Sadly, another of the more popular posts provided contact details for a suicide hotline.

So what the hell just happened?

Well, if you strip away the market noise, most of the recent bearishness comes down to fears about regulation. This has been most reported in China and South Korea, but Western governments are making just as much concerned noise. Last month the Securities and Exchange Commission (SEC) in the US filed charges against crypto startup PlexCorps for its role in an Initial Coin Offering (ICO) that was “falsely promising a 13-fold profit in less than a month.”

SEC Chairman Jay Clayton issued a statement in which he urged investor caution and reminded potential ICO buyers that, “No initial coin offerings have been registered … If any person today tells you otherwise, be especially wary.”

Basically, cryptocurrency has moved from the basements of the dark web to the scrutiny of front page of the newspaper, and in doing so it has attracted the attention of governments and regulators from around the world.
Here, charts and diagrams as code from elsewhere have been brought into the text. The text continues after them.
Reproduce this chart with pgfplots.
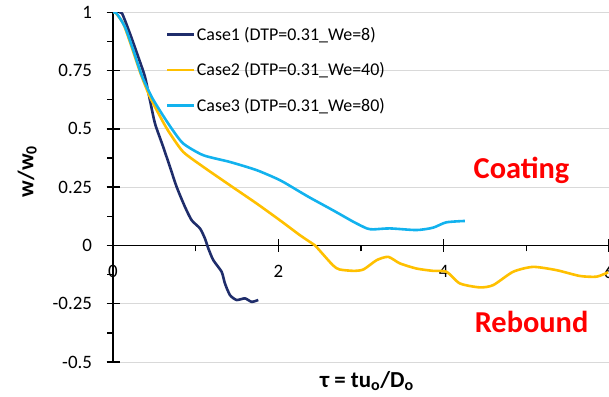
\documentclass[border=0pt]{standalone}
\usepackage{pgfplots}
\pgfplotsset{compat=1.18}
\usepackage{fontspec}
\setmainfont{Carlito}
\definecolor{cNavy}{HTML}{1F2D6B}
\definecolor{cGold}{HTML}{FFC000}
\definecolor{cCyan}{HTML}{12B2EE}
\definecolor{cGrid}{HTML}{D9D9D9}
\begin{document}
\begin{tikzpicture}[x=1bp,y=1bp]
\path[use as bounding box] (0,0) rectangle (609,396);
\begin{axis}[
  at={(113bp,34bp)}, anchor=south west,
  scale only axis, width=496bp, height=349.7bp,
  xmin=0, xmax=6, ymin=-0.5, ymax=1,
  axis lines=middle, axis line style={-, line width=1.4bp, black},
  hide obscured x ticks=false, hide obscured y ticks=false,
  clip=true,
  xtick={0,2,4,6}, xticklabels={0,2,4,6},
  minor x tick num=1,
  ytick={-0.5,-0.25,0,0.25,0.5,0.75,1},
  yticklabels={-0.5,-0.25,0,0.25,0.5,0.75,1},
  minor y tick num=1,
  tick align=center,
  major tick length=13bp, minor tick length=6bp,
  minor x tick style={yshift=-3bp},
  minor y tick style={xshift=-3bp},
  tick style={line width=1.4bp, black},
  ymajorgrids, grid style={cGrid, line width=1bp},
  ticklabel style={font=\fontsize{19}{22}\selectfont},
  xticklabel style={anchor=north, yshift=-10bp},
  yticklabel style={anchor=east, xshift=-11bp},
  xlabel={\textbf{τ = tu\textsubscript{o}/D\textsubscript{o}}},
  ylabel={\textbf{w/w\textsubscript{0}}},
  xlabel style={font=\fontsize{23}{27}\selectfont, at={(axis description cs:0.512,-0.054)}, anchor=center},
  ylabel style={font=\fontsize{22.5}{27}\selectfont, at={(axis description cs:-0.173,0.545)}, anchor=center, rotate=90},
  legend style={at={(axis description cs:0.106,0.963)}, anchor=north west,
    draw=none, fill=none, font=\fontsize{18}{21.5}\selectfont,
    row sep=18bp, inner sep=0pt, nodes={inner sep=1.5bp}},
  legend cell align=left,
  legend image code/.code={\draw[#1] (0bp,0bp) -- (27bp,0bp);},
  every axis plot/.append style={line width=2.6bp, smooth, tension=0.4},
]
\addplot[cNavy] coordinates {
(0.07,1.0) (0.11,0.995) (0.205,0.909) (0.306,0.808) (0.387,0.723) (0.447,0.623)
(0.508,0.523) (0.60,0.43) (0.689,0.337) (0.77,0.251) (0.871,0.165) (0.952,0.108)
(1.052,0.073) (1.112,0.030) (1.153,-0.013) (1.213,-0.063) (1.314,-0.113)
(1.354,-0.163) (1.415,-0.213) (1.496,-0.234) (1.596,-0.227) (1.677,-0.242) (1.757,-0.234)
};
\addlegendentry{Case1 (DTP=0.31\_We=8)}
\addplot[cGold] coordinates {
(0,1.0) (0.03,0.998) (0.125,0.951) (0.226,0.851) (0.327,0.744) (0.447,0.637)
(0.608,0.528) (0.689,0.48) (0.85,0.401) (1.092,0.337) (1.415,0.258) (1.737,0.18)
(2.019,0.108) (2.261,0.044) (2.42,0.006) (2.46,-0.006) (2.66,-0.085) (2.74,-0.103)
(2.91,-0.109) (3.03,-0.103) (3.19,-0.063) (3.33,-0.049) (3.47,-0.077) (3.67,-0.099)
(3.87,-0.109) (4.035,-0.113) (4.196,-0.163) (4.438,-0.18) (4.6,-0.17) (4.84,-0.113)
(5.08,-0.092) (5.365,-0.106) (5.647,-0.131) (5.85,-0.134) (5.99,-0.115)
};
\addlegendentry{Case2 (DTP=0.31\_We=40)}
\addplot[cCyan] coordinates {
(0,1.0) (0.044,0.995) (0.145,0.937) (0.246,0.837) (0.347,0.73) (0.468,0.637)
(0.60,0.56) (0.71,0.501) (0.85,0.437) (1.092,0.387) (1.415,0.358) (1.737,0.323)
(2.019,0.28) (2.261,0.23) (2.382,0.205) (2.66,0.151) (2.91,0.101) (3.07,0.073)
(3.15,0.069) (3.35,0.073) (3.67,0.066) (3.87,0.076) (4.03,0.099) (4.256,0.105)
};
\addlegendentry{Case3 (DTP=0.31\_We=80)}
\node[anchor=base, text=red, font=\fontsize{30.5}{36}\selectfont\bfseries] at (axis cs:4.942,0.287) {Coating};
\node[anchor=base, text=red, font=\fontsize{30.5}{36}\selectfont\bfseries] at (axis cs:5.063,-0.375) {Rebound};
\end{axis}
\end{tikzpicture}
\end{document}
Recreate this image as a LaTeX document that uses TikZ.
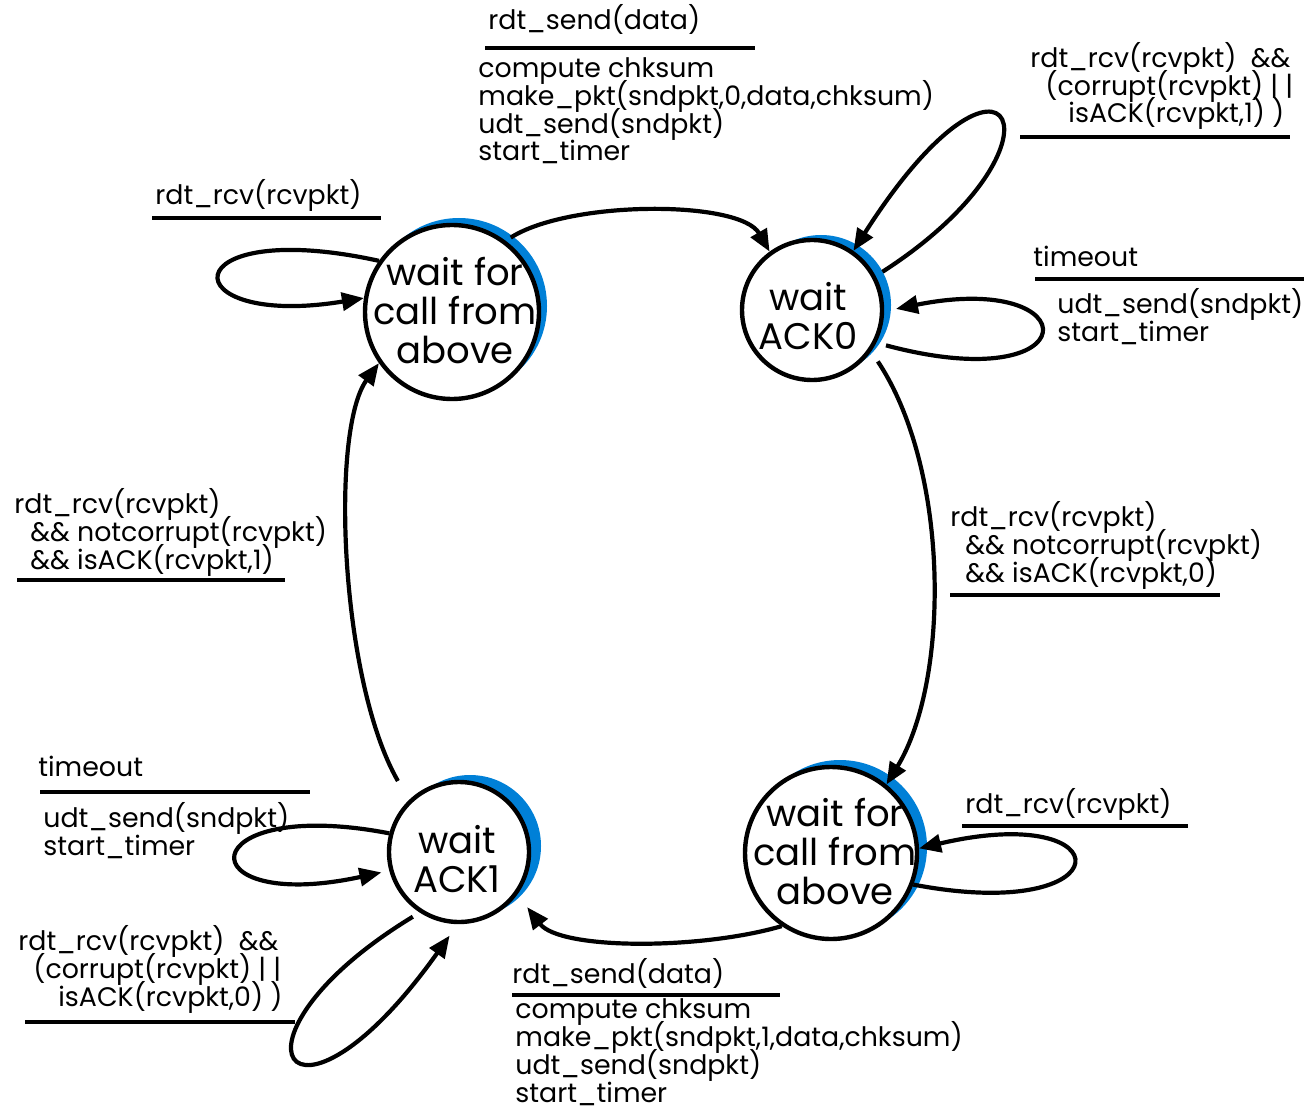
\documentclass[tikz,border=0pt]{standalone}
\usepackage{fontspec}
\setmainfont{Poppins}
\usepackage{tikz}
\usetikzlibrary{arrows.meta}
\definecolor{crescentBlue}{RGB}{0,128,215}
\newcommand{\tightlines}{\lineskiplimit-20pt\relax}

\begin{document}
\begin{tikzpicture}[x=0.5pt, y=-0.5pt,
            >={Triangle[length=11pt,width=9pt]}]
            \tikzstyle{stateStyle} = [circle,draw=black,fill=white,line width=2.2pt,inner sep=0pt]
            \tikzstyle{stateText} = [align=center,font={\fontsize{18.5}{19.5}\selectfont\tightlines}]
            \tikzstyle{crescentStyle} = [fill=crescentBlue]
            \tikzstyle{edgeStyle} = [draw=black, line width=2.1pt, ->]
            \tikzstyle{labelStyle} = [anchor=base west,align=left,inner sep=0pt,
                                      font={\fontsize{13.4}{13.85}\selectfont\tightlines}]
            \tikzstyle{ruleStyle} = [draw=black, line width=2.2pt]
            \useasboundingbox (0,0) rectangle (1304,1112);
            % blue crescents behind the states
            \fill[crescentStyle] (459,306) circle[radius=88];
            \fill[crescentStyle] (821,305) circle[radius=70];
            \fill[crescentStyle] (470,846) circle[radius=71];
            \fill[crescentStyle] (840,847) circle[radius=87];
            % states
            \node[stateStyle, minimum size=87pt] (call0) at (452,312) {};
            \node[stateStyle, minimum size=70pt] (ack0)  at (812,310) {};
            \node[stateStyle, minimum size=70pt] (ack1)  at (459,852) {};
            \node[stateStyle, minimum size=86pt] (call1) at (831,853) {};
            \node[stateText] (call0txt) at (455,311) {wait for\\call from\\above};
            \node[stateText] (ack0txt)  at (808,316) {wait\\ACK0};
            \node[stateText] (ack1txt)  at (457,859) {wait\\ACK1};
            \node[stateText] (call1txt) at (835,852) {wait for\\call from\\above};
            % transitions
            \draw[edgeStyle, shorten <=3pt] (call0.53) .. controls (570,200) and (740,200) .. (ack0.126);
            \draw[edgeStyle] (call0.145) .. controls (170,215) and (170,330) .. (call0.171);
            \draw[edgeStyle, shorten <=4pt] (ack0.28) .. controls (1080,145) and (1010,5) .. (ack0.55);
            \draw[edgeStyle, shorten <=5pt, shorten >=6pt] (ack0.-27) .. controls (1090,400) and (1090,270) .. (ack0.-1);
            \draw[edgeStyle, shorten <=6pt] (ack0.-35) .. controls (950,470) and (950,680) .. (call1.51);
            \draw[edgeStyle] (call1.-21) .. controls (1125,925) and (1125,800) .. (call1.3);
            \draw[edgeStyle, shorten >=8pt] (call1.236) .. controls (700,950) and (560,950) .. (ack1.-36);
            \draw[edgeStyle, shorten >=4pt] (ack1.165) .. controls (190,795) and (185,915) .. (ack1.195);
            \draw[edgeStyle, shorten <=4pt, shorten >=7pt] (ack1.237) .. controls (210,1040) and (290,1160) .. (ack1.269);
            \draw[edgeStyle, shorten <=11pt] (ack1.134) .. controls (340,680) and (330,430) .. (call0.215);
            % event / action labels (anchored at the last line's baseline)
            \node[labelStyle] (sendEv0) at (488,30) {rdt\_send(data)};
            \node[labelStyle] (sendAct0) at (478,161) {compute chksum\\make\_pkt(sndpkt,0,data,chksum)\\udt\_send(sndpkt)\\start\_timer};
            \node[labelStyle] (rcvEvC0) at (155,205) {rdt\_rcv(rcvpkt)};
            \node[labelStyle] (rcvEvA0) at (1030,123) {rdt\_rcv(rcvpkt)\ \ \&\&\\\hspace*{7.5pt}(corrupt(rcvpkt)\ |\ |\\\hspace*{19pt}isACK(rcvpkt,1) )};
            \node[labelStyle] (toEvA0) at (1033,267) {timeout};
            \node[labelStyle] (toActA0) at (1057,341) {udt\_send(sndpkt)\\start\_timer};
            \node[labelStyle] (okEvA0) at (950,582) {rdt\_rcv(rcvpkt)\\\hspace*{7.5pt}\&\& notcorrupt(rcvpkt)\\\hspace*{7.5pt}\&\& isACK(rcvpkt,0)};
            \node[labelStyle] (okEvA1) at (14,569) {rdt\_rcv(rcvpkt)\\\hspace*{8pt}\&\& notcorrupt(rcvpkt)\\\hspace*{8pt}\&\& isACK(rcvpkt,1)};
            \node[labelStyle] (toEvA1) at (38,776) {timeout};
            \node[labelStyle] (toActA1) at (43,855) {udt\_send(sndpkt)\\start\_timer};
            \node[labelStyle] (rcvEvC1) at (965,813) {rdt\_rcv(rcvpkt)};
            \node[labelStyle] (rcvEvA1) at (18,1006) {rdt\_rcv(rcvpkt)\ \ \&\&\\\hspace*{7.5pt}(corrupt(rcvpkt)\ |\ |\\\hspace*{20pt}isACK(rcvpkt,0) )};
            \node[labelStyle] (sendEv1) at (512,983) {rdt\_send(data)};
            \node[labelStyle] (sendAct1) at (515,1102) {compute chksum\\make\_pkt(sndpkt,1,data,chksum)\\udt\_send(sndpkt)\\start\_timer};
            % underlines
            \foreach \xa/\xb/\yy in {485/755/48, 152/381/218, 1020/1290/137,
                                    1035/1304/279, 950/1220/595, 17/285/580,
                                    40/310/792, 962/1188/826, 25/295/1022, 512/780/995}
                \path[ruleStyle] (\xa,\yy) -- (\xb,\yy);
\end{tikzpicture}
\end{document}
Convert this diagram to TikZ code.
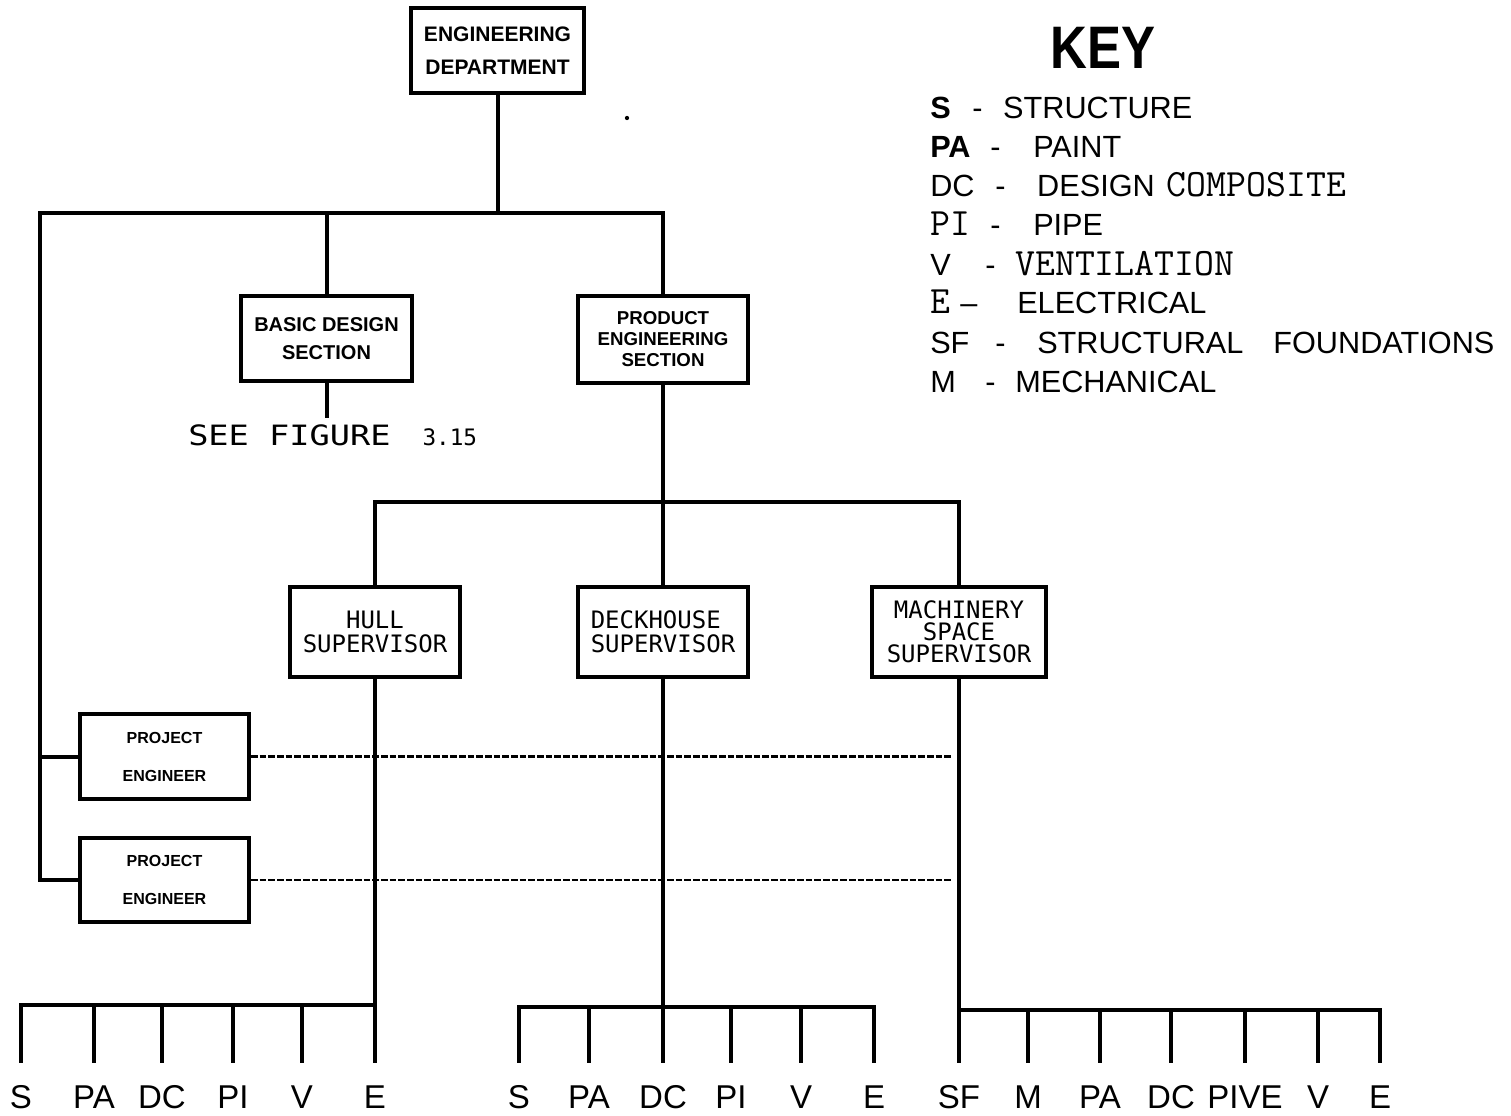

If governments decide to call time on anonymous and decentralised cryptocurrencies, they will find ways to make them less useful and therefore less valuable.

And here we have the catch-22. That is, the more cryptocurrencies rise in value, the more they attract attention. Then, as more investors pour in off the streets and put their hard earned money into something they often don’t understand, the more governments (whose job it is to protect the layman) will increasingly impose regulation.

In this way, crypto is basically a victim of its own success. Is there is “equilibrium point” where crypto is valuable enough to ignite the imaginations of its devoted followers, yet not large enough to worry government? Time will tell.